We are now convinced that children will learn more effectively by making course content more difficult — setting standards or benchmarks — and by testing them continuously until they get it right. The Ministry of Education thinks that their policies are the most daring and innovative in decades, when in fact they resemble the emperor's new clothes.
We don’t know any more now about how children learn than we did 30 years ago. We don’t teach more effectively than we did 30 years ago, we just do it differently. How differently depends on how the political winds are blowing.
C’mon, Joe. If you’re going to force all the teachers in Ontario to subscribe to your magazine, the least you can do is to give us something more convincing to read.

Simon Jensen
Simon Jensen teaches Visual Arts at Cawthra Park Secondary School in Mississauga.



Update Didn’t Satisfy

In the past, I have wondered why we, as teachers, need a professional college. I received my teacher education through a university. I continue to learn more about teaching from my colleagues and mentors, from my students, and from my own reading and practice.
The College grants me a certificate saying that I am fit to teach.

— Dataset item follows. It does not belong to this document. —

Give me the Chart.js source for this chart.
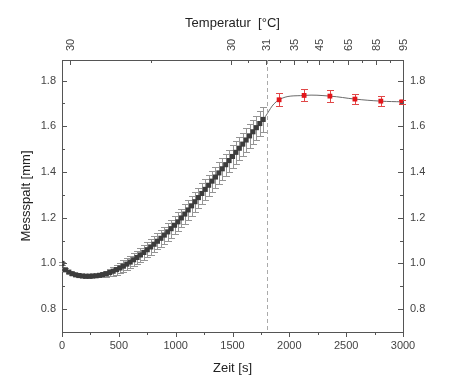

For this certificate — and the glossy magazines — I pay $90 a year.
Up until now, I have had no use for the College. Then three days before Education Minister Ecker announces her new hoop-jumping requirements (14 courses every five years), I received my copy of Professionally Speaking with an "update" on what the College had learned about teacher testing.
Obviously, the College had learned nothing about it and furthermore it appears the government does not care what the College has to say on the matter of teacher testing or certification.
The government has no regard for the Ontario College of Teachers. Now that makes two of us.

Shannon Ferguson
Shannon Ferguson teaches Grade 11 and 12 English at Saugeen District Secondary School.